Thanks Paolo. I am looking into LARQ and also SARQ.
On Thu, Mar 17, 2011 at 12:18 AM, Paolo Castagna <
[email protected]> wrote:
>
>
> Anuj Kumar wrote:
>
>> Hi Andy,
>>
>> I have loaded few n-triples into TDB in the offline mode using tdbloader.
>> Loading as well as query is fast but if I try to use a regex, it becomes
>> very slow. It is taking few minutes. On my 32bit machine it takes more
>> than
>> 10 mins (expected due to limited memory ~ 1.5GB) and on my 64bit machine
>> (8GB) it takes around 5 mins.
>>
>> The query is pretty exhaustive, correct me if it is happening due to the
>> filter-
>>
>> SELECT ?abstract
>> WHERE {
>> ?resource <http://www.w3.org/2000/01/rdf-schema#label> ?l .
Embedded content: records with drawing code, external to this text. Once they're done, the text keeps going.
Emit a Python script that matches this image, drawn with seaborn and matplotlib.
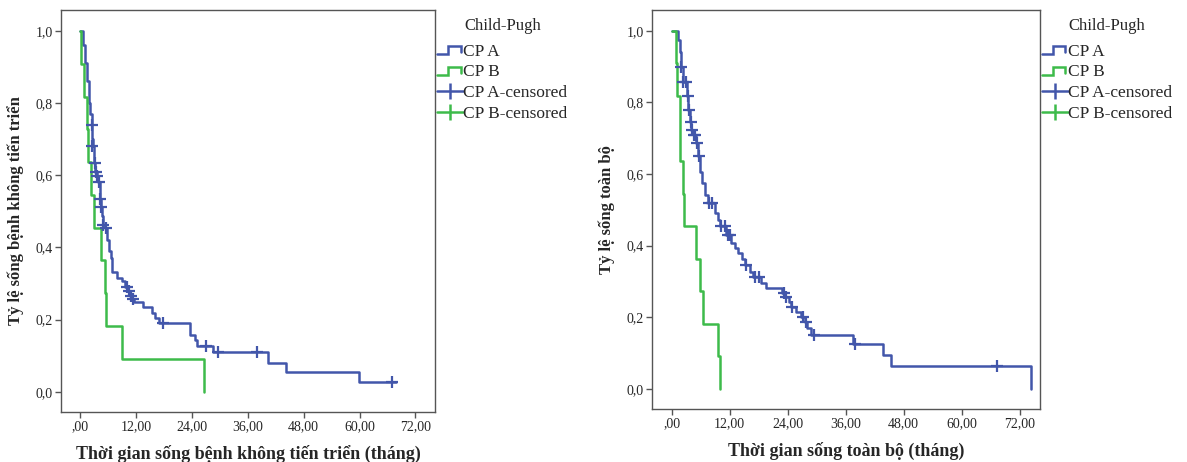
import matplotlib
matplotlib.use("Agg")
import matplotlib.pyplot as plt
import seaborn as sns
from matplotlib.lines import Line2D
from matplotlib.legend_handler import HandlerBase

sns.set_theme(style="white")
plt.rcParams['font.family'] = ['Liberation Serif', 'DejaVu Serif']

# ---------------- data ----------------
# Left: progression-free survival
pfs_a_t = [0, 0.6, 1.1, 1.5, 1.9, 2.2, 2.45, 2.6, 2.7, 2.9, 3.05, 3.3, 3.6, 3.9, 4.2, 4.25, 4.4,
           4.8, 4.9, 5.3, 5.7, 6.2, 6.6, 6.8, 7.9, 8.9, 9.6, 10.3, 10.7, 11.1, 11.6, 13.6, 15.4,
           16.1, 16.9, 23.6, 24.6, 25.1, 28.6, 40.4, 44.3, 59.8, 67.9]
pfs_a_s = [1.0, 0.96, 0.91, 0.86, 0.80, 0.77, 0.74, 0.70, 0.68, 0.655, 0.633, 0.61, 0.598, 0.581,
           0.56, 0.535, 0.513, 0.487, 0.462, 0.455, 0.42, 0.389, 0.37, 0.333, 0.315, 0.306, 0.29,
           0.28, 0.265, 0.257, 0.25, 0.236, 0.218, 0.204, 0.19, 0.158, 0.144, 0.126, 0.109,
           0.081, 0.054, 0.027, 0.027]
pfs_a_cens_t = [2.5, 2.65, 3.1, 3.45, 3.7, 4.15, 4.3, 4.5, 5.0, 5.5, 10.1, 10.5, 10.9, 11.3,
                17.9, 27.1, 29.6, 38.0, 67.0]
pfs_a_cens_s = [0.74, 0.68, 0.633, 0.61, 0.598, 0.581, 0.535, 0.513, 0.462, 0.455, 0.29, 0.28,
                0.265, 0.257, 0.19, 0.126, 0.109, 0.109, 0.027]
pfs_b_t = [0, 0.2, 0.9, 1.4, 1.8, 2.4, 2.9, 4.4, 5.4, 5.6, 8.9, 26.6]
pfs_b_s = [1.0, 0.909, 0.818, 0.727, 0.636, 0.545, 0.455, 0.364, 0.273, 0.182, 0.091, 0.0]

# Right: overall survival
os_a_t = [0, 1.2, 1.6, 1.9, 2.4, 3.2, 3.45, 3.7, 4.0, 4.6, 5.0, 5.4, 5.8, 6.3, 6.9, 7.5, 8.9,
          9.5, 9.9, 11.2, 12.2, 13.0, 13.7, 14.5, 15.2, 16.2, 16.9, 18.5, 19.5, 22.9, 23.4,
          24.2, 24.7, 25.6, 26.8, 27.5, 28.0, 28.9, 37.6, 43.7, 45.4, 74.3]
os_a_s = [1.0, 0.975, 0.94, 0.90, 0.858, 0.818, 0.78, 0.745, 0.722, 0.709, 0.688, 0.649, 0.607,
          0.575, 0.542, 0.52, 0.49, 0.472, 0.455, 0.43, 0.407, 0.393, 0.379, 0.362, 0.346,
          0.326, 0.312, 0.295, 0.281, 0.268, 0.256, 0.243, 0.23, 0.216, 0.202, 0.188, 0.17,
          0.151, 0.126, 0.095, 0.064, 0.0]
os_a_cens_t = [2.0, 2.4, 3.0, 3.3, 3.5, 3.9, 4.2, 4.5, 4.8, 5.25, 5.6, 7.7, 8.4, 10.1, 11.0,
               11.7, 12.0, 15.4, 17.3, 18.1, 23.2, 23.6, 24.9, 27.2, 27.7, 29.4, 38.0, 67.4]
os_a_cens_s = [0.90, 0.858, 0.858, 0.818, 0.78, 0.745, 0.722, 0.709, 0.709, 0.688, 0.649, 0.52,
               0.52, 0.455, 0.455, 0.43, 0.43, 0.346, 0.312, 0.312, 0.268, 0.256, 0.23, 0.202,
               0.188, 0.151, 0.126, 0.064]
os_b_t = [0, 0.8, 1.1, 1.7, 2.3, 2.5, 5.0, 5.8, 6.5, 9.5, 10.0]
os_b_s = [1.0, 0.909, 0.818, 0.636, 0.545, 0.455, 0.364, 0.273, 0.182, 0.091, 0.0]

x_ticks = [0, 12, 24, 36, 48, 60, 72]
x_ticklabels = [",00", "12,00", "24,00", "36,00", "48,00", "60,00", "72,00"]
y_ticks = [0.0, 0.2, 0.4, 0.6, 0.8, 1.0]
y_ticklabels = ["0,0", "0,2", "0,4", "0,6", "0,8", "1,0"]
legend_title = "Child-Pugh"
legend_labels = ["CP A", "CP B", "CP A-censored", "CP B-censored"]

BLUE = "#4256aa"
GREEN = "#3dbb4a"
EDGE = "#555555"


class StepHandler(HandlerBase):
    def create_artists(self, legend, orig_handle, xdescent, ydescent, width, height, fontsize, trans):
        x0, y0 = -xdescent, -ydescent
        xs = [x0, x0 + 0.42 * width, x0 + 0.42 * width, x0 + 0.9 * width, x0 + 0.9 * width]
        ys = [y0 + 0.1 * height, y0 + 0.1 * height, y0 + 0.8 * height, y0 + 0.8 * height,
              y0 + 0.3 * height]
        ln = Line2D(xs, ys, color=orig_handle.get_color(), lw=orig_handle.get_linewidth(),
                    transform=trans, solid_joinstyle='miter')
        return [ln]


def panel(ax, a_t, a_s, ac_t, ac_s, b_t, b_s, xlabel, ylabel):
    sns.lineplot(x=a_t, y=a_s, drawstyle='steps-post', estimator=None, sort=False,
                 color=BLUE, lw=1.8, ax=ax)
    sns.lineplot(x=b_t, y=b_s, drawstyle='steps-post', estimator=None, sort=False,
                 color=GREEN, lw=1.8, ax=ax)
    sns.scatterplot(x=ac_t, y=ac_s, marker='+', s=70, color=BLUE, linewidth=1.6, ax=ax,
                    zorder=3)
    ax.set_xlim(-4.1, 76.2)
    ax.set_ylim(-0.056, 1.058)
    ax.set_xticks(x_ticks)
    ax.set_xticklabels(x_ticklabels)
    ax.set_yticks(y_ticks)
    ax.set_yticklabels(y_ticklabels)
    ax.tick_params(axis='both', which='both', direction='out', length=4, width=1,
                   color=EDGE, labelsize=10, pad=2, bottom=True, left=True)
    for sp in ax.spines.values():
        sp.set_color(EDGE)
        sp.set_linewidth(1.0)
    ax.set_xlabel(xlabel, fontsize=13, fontweight='bold', labelpad=8)
    ax.set_ylabel(ylabel, fontsize=12, fontweight='bold', labelpad=8)
    handles = [Line2D([], [], color=BLUE, lw=1.8), Line2D([], [], color=GREEN, lw=1.8),
               Line2D([], [], color=BLUE, lw=1.8, marker='|', ms=12, mew=1.8),
               Line2D([], [], color=GREEN, lw=1.8, marker='|', ms=12, mew=1.8)]
    leg = ax.legend(handles, legend_labels, title=legend_title, loc='upper left',
                    bbox_to_anchor=(0.985, 1.0), frameon=False, fontsize=12.5,
                    title_fontsize=12, handlelength=1.5, handletextpad=0.0,
                    labelspacing=0.26, borderaxespad=0.1, borderpad=0.35,
                    handler_map={handles[0]: StepHandler(), handles[1]: StepHandler()})
    leg._legend_box.sep = 7


fig = plt.figure(figsize=(11.87, 4.62), dpi=100)
ax1 = fig.add_axes([61 / 1187, 1 - 412 / 462, 374 / 1187, 402 / 462])
ax2 = fig.add_axes([652 / 1187, 1 - 409 / 462, 388 / 1187, 399 / 462])

panel(ax1, pfs_a_t, pfs_a_s, pfs_a_cens_t, pfs_a_cens_s, pfs_b_t, pfs_b_s,
      "Thời gian sống bệnh không tiến triển (tháng)", "Tỷ lệ sống bệnh không tiến triển")
panel(ax2, os_a_t, os_a_s, os_a_cens_t, os_a_cens_s, os_b_t, os_b_s,
      "Thời gian sống toàn bộ (tháng)", "Tỷ lệ sống toàn bộ")

fig.savefig("out.png", dpi=100, facecolor="white")
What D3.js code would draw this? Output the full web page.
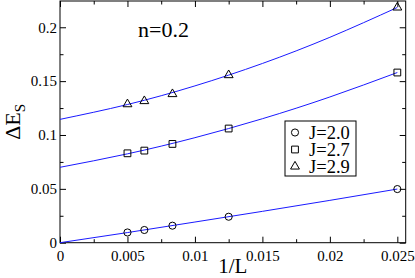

>> FILTER regex(?l, "Futurama", "i") .
>> ?resource <http://dbpedia.org/ontology/abstract> ?abstract
>> }
>>
>> I have loaded few abstracts from dbpedia dump and I am trying to get the
>> abstracts from the label. This is very slow. If I remove the FILTER and
>> give
>> the exact label, it is fast (should be because of TDB indexing).
>>
>> What is the right way to do such regex search or text search over the
>> graph?
>> I have seen suggestions to use Lucene and I also saw the LARQ initiative.
>> Is
>> that the right way to go?
>>
>
> Yes, using LARQ (which is included in ARQ) will greatly speed up your
> query.
> LARQ documentation is here:
> http://jena.sourceforge.net/ARQ/lucene-arq.html
> You will need to build the Lucene index first, though.
>
> Paolo
>
>
>
>> Thanks,
>> Anuj
>>
>> On Tue, Mar 15, 2011 at 5:09 PM, Andy Seaborne <
>> [email protected]> wrote:
>>
>> Just so you know: The TDB bulkloader can load all the data offline - it's
>>> faster than using Fuseki for data loading online.
>>>
>>> Andy
>>>
>>>
>>> On 15/03/11 11:22, Anuj Kumar wrote:
>>>
>>> Hi Andy,
>>>>
>>>> Thanks for the info. I have loaded few GBs using Fuseki Server but I
>>>> didn't
>>>> try RiotReader or Java APIs for TDB. Will try that.
>>>> Thanks for the response.
>>>>
>>>> Regards,
>>>> Anuj
>>>>
>>>> On Tue, Mar 15, 2011 at 4:12 PM, Andy Seaborne<
>>>> [email protected]> wrote:
>>>>
>>>> 1/ Have you considered reading the DBpedia data into TDB? This would
>>>>
>>>>> keep
>>>>> the triples on-disk (and have cached in-memory versions of a subset).
>>>>>
>>>>> 2/ A file can be read sequentially by using the parser directly (See
>>>>> RiotReader and pass in a Sink<Triple> that processes the stream of
>>>>> triples).
>>>>>
>>>>> Andy
>>>>>
>>>>>
>>>>> On 14/03/11 18:42, Anuj Kumar wrote:
>>>>>
>>>>> Hi All,
>>>>>
>>>>>> I am new to Jena and trying to explore it to work with large number of
>>>>>> N-Triples. The requirement is to read large number of N-Triples. For
>>>>>> example, a nt file from DBpedia dump that may run into GBs. I have to
>>>>>> read
>>>>>> these triples, pick specific ones and further link it to the resource
>>>>>> of
>>>>>> another set of triples. The goal is to link some of the entities based
>>>>>> on
>>>>>> Linked Data concept. Once the mapping is done, I have to query the
>>>>>> model
>>>>>> from that point onwards. I don't want to work by loading both the
>>>>>> source
>>>>>> and
>>>>>> target dataset in-memory.
>>>>>>
>>>>>> To achieve this, I have first created a file model maker and then a
>>>>>> named
>>>>>> model for the specific dataset being mapped. Now, I need to read the
>>>>>> Triples
>>>>>> and add the mapping to this new model. What should be the right
>>>>>> approach?
>>>>>>
>>>>>> One way is to load the model using FileManager and iterate through the
>>>>>> statements and map them accordingly to the named model (i.e. our
>>>>>> mapped
>>>>>> model) and at the end close it. This will work, but it will load all
>>>>>> of
>>>>>> the
>>>>>> triples in memory. Is this the right way to proceed or is there a way
>>>>>> to
>>>>>> read the model sequentially at the time of mapping?
>>>>>>
>>>>>> Just trying to understand the efficient way to map large set of
>>>>>> N-Triples.
>>>>>> Need your suggestions.
>>>>>>
>>>>>> Thanks,
>>>>>> Anuj
>>>>>>
>>>>>>
>>>>>>
>>>>>>
>>